(The request): Among the lines listed below, count those that include the string "this", and state only the count.

(Stored records):
· · · · · · ·

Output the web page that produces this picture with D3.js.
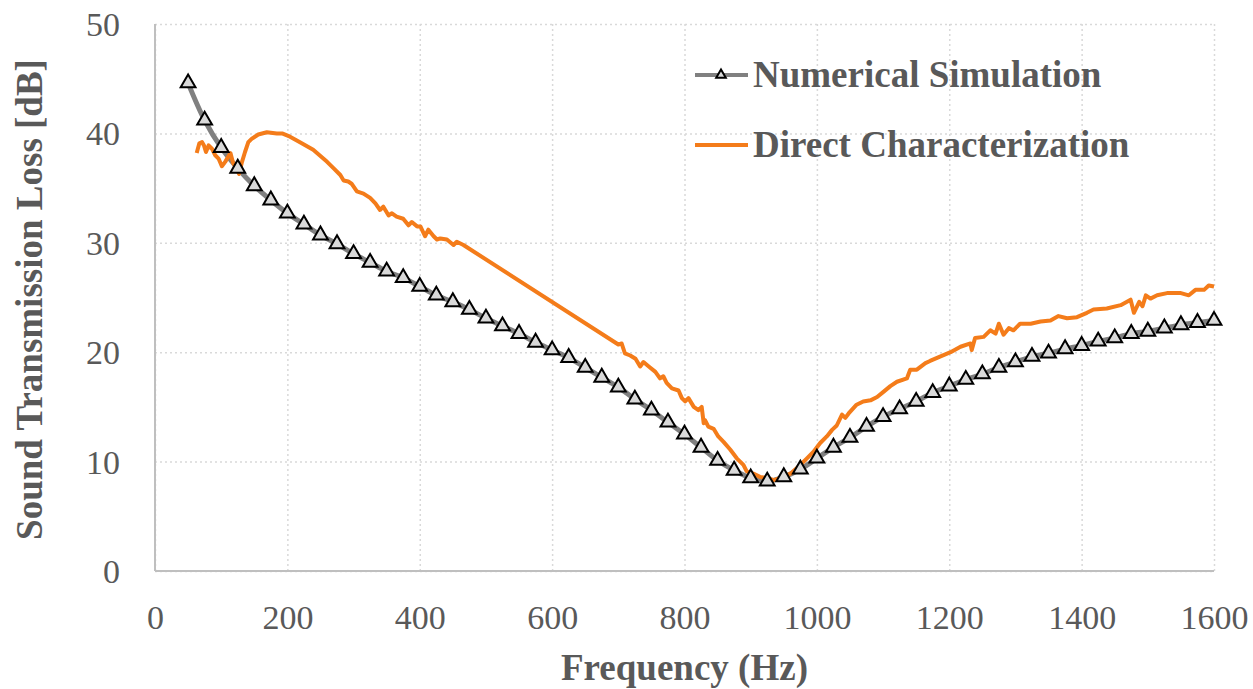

· · · · · · ·

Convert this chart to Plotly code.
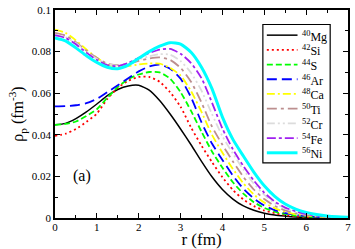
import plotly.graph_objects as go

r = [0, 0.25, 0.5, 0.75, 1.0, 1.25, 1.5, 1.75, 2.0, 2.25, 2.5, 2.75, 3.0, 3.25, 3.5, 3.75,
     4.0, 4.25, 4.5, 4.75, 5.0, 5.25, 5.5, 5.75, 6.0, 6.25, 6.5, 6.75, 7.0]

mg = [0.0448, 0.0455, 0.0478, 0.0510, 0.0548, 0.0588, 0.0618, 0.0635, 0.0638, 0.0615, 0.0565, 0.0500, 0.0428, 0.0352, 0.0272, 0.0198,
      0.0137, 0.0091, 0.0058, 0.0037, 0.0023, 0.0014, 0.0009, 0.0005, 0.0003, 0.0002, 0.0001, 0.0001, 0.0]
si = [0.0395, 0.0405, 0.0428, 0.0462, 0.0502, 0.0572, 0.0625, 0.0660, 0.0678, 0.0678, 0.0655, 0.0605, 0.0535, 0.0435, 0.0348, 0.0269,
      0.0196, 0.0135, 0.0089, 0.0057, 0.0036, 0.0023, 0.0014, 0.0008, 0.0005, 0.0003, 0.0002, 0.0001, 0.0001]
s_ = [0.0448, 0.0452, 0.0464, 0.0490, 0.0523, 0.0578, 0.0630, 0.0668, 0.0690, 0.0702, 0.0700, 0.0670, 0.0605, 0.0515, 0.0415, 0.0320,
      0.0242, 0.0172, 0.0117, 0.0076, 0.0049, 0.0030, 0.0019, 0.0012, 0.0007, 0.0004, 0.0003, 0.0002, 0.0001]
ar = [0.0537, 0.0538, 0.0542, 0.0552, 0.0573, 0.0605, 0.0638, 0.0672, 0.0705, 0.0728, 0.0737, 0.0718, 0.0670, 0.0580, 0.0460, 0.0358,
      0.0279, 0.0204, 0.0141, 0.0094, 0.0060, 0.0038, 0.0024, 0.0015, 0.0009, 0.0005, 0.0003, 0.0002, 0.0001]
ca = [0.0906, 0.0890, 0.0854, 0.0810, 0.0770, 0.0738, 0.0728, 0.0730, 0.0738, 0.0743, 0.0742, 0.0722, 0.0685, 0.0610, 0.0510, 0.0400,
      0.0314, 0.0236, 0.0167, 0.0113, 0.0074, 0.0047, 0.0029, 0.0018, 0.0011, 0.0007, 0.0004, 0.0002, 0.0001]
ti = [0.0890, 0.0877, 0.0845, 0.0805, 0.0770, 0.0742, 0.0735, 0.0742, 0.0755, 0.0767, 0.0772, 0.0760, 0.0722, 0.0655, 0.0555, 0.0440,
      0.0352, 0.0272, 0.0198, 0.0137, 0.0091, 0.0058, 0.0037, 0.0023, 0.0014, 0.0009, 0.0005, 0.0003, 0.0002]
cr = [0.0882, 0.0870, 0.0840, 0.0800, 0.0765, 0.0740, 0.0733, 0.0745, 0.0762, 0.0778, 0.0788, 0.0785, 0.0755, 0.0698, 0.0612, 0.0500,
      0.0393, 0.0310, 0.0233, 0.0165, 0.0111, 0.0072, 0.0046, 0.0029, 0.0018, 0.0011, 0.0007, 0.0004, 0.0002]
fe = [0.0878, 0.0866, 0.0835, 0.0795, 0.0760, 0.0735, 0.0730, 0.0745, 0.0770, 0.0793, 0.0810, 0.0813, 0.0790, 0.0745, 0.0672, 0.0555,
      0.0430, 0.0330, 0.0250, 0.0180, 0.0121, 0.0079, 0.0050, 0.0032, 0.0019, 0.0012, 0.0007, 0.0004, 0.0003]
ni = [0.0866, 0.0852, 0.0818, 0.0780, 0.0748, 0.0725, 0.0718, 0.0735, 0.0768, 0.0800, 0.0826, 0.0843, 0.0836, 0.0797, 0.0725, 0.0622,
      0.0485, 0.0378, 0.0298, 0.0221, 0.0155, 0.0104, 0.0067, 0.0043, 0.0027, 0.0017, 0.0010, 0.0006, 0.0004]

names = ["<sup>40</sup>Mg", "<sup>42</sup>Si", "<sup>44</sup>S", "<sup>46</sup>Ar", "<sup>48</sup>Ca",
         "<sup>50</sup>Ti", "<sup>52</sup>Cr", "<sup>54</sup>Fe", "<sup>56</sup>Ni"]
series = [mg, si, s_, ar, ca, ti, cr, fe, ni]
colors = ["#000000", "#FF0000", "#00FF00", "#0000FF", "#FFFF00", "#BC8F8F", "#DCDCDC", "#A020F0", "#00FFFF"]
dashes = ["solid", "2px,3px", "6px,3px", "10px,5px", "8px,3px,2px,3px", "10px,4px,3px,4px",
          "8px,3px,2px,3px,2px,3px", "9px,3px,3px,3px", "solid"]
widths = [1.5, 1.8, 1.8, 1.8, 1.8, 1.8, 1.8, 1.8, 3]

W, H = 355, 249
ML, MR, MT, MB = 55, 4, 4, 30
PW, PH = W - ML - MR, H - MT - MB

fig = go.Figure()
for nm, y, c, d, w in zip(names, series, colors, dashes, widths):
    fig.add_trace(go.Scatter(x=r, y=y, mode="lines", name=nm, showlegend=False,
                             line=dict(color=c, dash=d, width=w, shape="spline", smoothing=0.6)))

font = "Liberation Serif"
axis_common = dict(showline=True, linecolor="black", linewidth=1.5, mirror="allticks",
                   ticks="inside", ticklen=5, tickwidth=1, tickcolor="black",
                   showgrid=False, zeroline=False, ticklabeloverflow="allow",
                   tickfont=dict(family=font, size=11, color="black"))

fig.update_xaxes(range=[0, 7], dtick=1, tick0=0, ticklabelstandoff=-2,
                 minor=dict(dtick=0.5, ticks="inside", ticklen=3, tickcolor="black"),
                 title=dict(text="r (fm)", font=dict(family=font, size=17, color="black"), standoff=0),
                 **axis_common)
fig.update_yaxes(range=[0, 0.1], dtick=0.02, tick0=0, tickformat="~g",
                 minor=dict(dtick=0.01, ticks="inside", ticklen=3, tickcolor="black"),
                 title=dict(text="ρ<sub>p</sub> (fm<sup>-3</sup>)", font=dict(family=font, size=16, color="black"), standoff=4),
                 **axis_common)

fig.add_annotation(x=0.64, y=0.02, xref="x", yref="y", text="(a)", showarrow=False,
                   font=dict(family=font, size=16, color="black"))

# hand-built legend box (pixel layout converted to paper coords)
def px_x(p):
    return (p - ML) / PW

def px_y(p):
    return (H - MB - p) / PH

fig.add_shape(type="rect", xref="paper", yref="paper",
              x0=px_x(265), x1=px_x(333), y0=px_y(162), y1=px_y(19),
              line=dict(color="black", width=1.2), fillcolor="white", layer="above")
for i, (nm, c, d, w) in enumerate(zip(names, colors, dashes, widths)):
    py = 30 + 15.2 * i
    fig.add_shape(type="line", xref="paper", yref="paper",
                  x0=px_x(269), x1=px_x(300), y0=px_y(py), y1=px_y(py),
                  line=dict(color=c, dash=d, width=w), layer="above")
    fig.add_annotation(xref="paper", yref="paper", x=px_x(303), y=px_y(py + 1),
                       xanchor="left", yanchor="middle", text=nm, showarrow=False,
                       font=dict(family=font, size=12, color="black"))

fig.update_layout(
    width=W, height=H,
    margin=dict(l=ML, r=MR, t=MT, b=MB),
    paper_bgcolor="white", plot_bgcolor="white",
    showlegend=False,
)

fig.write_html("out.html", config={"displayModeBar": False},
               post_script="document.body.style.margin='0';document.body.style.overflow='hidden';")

· · · · · · ·

(Answer to the exercise): 2